• Task requirements: Tally the lines below that contain "chart". The number is the whole answer.

───── Source data ─────

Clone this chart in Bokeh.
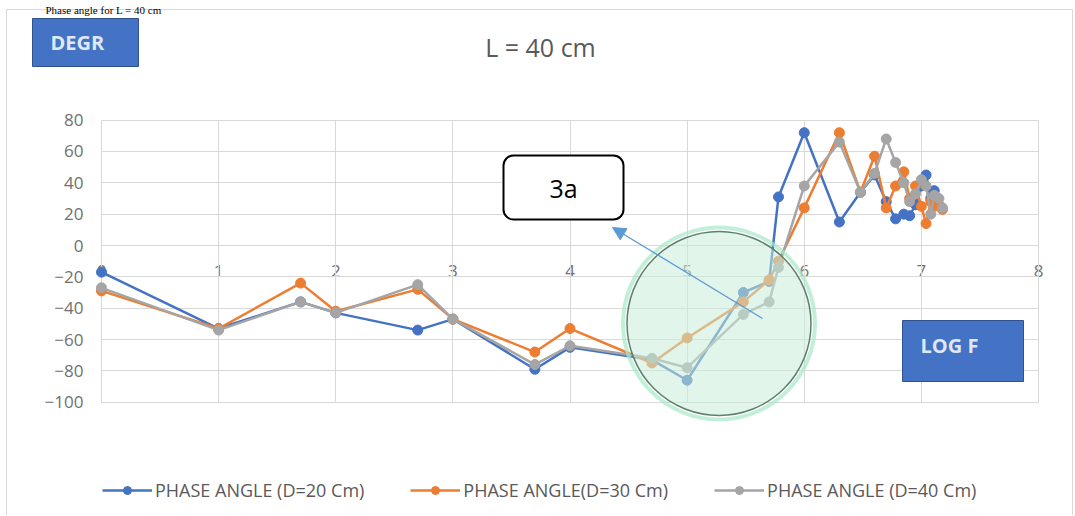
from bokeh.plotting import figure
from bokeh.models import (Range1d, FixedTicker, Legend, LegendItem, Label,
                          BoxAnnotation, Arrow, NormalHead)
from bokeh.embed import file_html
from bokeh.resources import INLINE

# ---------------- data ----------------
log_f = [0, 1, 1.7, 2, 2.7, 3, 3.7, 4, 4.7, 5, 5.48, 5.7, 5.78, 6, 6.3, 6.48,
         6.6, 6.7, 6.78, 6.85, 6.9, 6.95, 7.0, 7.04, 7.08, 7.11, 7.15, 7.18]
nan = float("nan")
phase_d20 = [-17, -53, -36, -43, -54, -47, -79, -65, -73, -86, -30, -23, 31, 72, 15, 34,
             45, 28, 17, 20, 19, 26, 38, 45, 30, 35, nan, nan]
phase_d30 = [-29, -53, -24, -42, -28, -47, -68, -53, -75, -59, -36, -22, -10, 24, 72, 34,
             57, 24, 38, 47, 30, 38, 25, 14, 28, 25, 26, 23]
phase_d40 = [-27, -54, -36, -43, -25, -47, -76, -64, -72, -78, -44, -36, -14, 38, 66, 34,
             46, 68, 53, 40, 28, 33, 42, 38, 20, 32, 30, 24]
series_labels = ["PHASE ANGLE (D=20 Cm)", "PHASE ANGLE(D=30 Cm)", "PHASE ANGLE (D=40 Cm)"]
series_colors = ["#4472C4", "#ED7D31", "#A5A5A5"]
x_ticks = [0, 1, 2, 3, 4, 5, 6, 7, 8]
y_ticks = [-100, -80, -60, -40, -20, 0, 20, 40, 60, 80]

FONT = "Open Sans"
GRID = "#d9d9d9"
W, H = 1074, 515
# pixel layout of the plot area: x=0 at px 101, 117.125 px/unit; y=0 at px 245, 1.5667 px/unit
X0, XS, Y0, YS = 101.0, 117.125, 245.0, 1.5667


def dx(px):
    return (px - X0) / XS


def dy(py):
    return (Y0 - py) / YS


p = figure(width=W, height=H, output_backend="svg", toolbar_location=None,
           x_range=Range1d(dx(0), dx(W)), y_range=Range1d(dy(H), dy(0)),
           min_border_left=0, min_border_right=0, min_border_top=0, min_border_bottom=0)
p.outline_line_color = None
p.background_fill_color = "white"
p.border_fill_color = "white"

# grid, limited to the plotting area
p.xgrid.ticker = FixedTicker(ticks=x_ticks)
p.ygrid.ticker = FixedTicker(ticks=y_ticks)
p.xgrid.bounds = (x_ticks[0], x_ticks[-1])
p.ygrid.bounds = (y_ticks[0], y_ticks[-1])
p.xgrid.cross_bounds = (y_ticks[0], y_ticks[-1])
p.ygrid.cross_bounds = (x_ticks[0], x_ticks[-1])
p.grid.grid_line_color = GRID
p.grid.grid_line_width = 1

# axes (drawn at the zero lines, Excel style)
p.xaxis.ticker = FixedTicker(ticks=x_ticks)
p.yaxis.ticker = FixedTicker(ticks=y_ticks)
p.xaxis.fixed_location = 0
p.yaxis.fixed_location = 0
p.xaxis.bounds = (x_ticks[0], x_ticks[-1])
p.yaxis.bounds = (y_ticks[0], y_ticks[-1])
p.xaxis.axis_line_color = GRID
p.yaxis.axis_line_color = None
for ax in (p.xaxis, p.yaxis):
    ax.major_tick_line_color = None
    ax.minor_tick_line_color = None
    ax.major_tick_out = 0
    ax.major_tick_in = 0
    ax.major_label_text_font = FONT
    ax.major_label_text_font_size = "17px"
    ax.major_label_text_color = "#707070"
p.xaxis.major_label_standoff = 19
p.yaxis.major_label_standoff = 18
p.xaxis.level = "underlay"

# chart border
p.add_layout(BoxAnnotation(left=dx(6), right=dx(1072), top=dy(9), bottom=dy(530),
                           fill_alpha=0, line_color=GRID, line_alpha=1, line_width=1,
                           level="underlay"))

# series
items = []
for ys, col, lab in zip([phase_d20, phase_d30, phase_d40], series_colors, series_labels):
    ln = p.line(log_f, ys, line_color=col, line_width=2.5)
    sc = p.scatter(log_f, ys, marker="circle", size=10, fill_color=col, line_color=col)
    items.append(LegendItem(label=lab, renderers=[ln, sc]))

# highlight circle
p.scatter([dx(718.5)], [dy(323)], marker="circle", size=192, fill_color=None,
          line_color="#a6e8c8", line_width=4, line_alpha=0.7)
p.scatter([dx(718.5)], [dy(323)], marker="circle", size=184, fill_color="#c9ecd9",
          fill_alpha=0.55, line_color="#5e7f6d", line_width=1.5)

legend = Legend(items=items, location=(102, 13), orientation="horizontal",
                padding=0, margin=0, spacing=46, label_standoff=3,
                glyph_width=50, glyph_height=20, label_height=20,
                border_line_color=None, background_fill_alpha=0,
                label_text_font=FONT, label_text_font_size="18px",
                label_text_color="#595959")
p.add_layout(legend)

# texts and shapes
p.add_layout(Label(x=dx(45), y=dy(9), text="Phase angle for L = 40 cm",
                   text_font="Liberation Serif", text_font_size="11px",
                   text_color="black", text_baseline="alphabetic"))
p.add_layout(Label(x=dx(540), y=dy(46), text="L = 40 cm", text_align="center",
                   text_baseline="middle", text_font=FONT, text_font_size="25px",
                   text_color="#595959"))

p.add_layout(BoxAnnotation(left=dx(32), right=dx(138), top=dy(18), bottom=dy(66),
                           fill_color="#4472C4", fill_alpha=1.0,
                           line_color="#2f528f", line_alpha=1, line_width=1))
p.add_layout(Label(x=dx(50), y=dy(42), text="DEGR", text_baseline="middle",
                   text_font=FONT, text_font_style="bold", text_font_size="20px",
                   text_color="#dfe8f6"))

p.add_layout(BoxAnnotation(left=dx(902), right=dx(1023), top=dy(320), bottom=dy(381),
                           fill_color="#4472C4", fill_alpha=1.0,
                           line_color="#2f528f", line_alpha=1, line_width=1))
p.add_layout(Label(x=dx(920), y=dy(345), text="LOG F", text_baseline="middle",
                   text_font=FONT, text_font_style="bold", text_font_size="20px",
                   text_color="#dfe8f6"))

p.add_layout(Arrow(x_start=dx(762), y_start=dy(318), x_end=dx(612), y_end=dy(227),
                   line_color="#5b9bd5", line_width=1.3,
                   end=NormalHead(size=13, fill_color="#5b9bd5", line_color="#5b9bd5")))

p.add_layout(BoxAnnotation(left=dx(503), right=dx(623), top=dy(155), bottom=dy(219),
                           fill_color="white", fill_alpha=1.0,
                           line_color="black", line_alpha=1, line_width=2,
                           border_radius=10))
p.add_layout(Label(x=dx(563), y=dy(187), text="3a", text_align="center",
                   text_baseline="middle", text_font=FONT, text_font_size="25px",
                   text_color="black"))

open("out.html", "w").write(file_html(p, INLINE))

─────

• Answer to the task: 2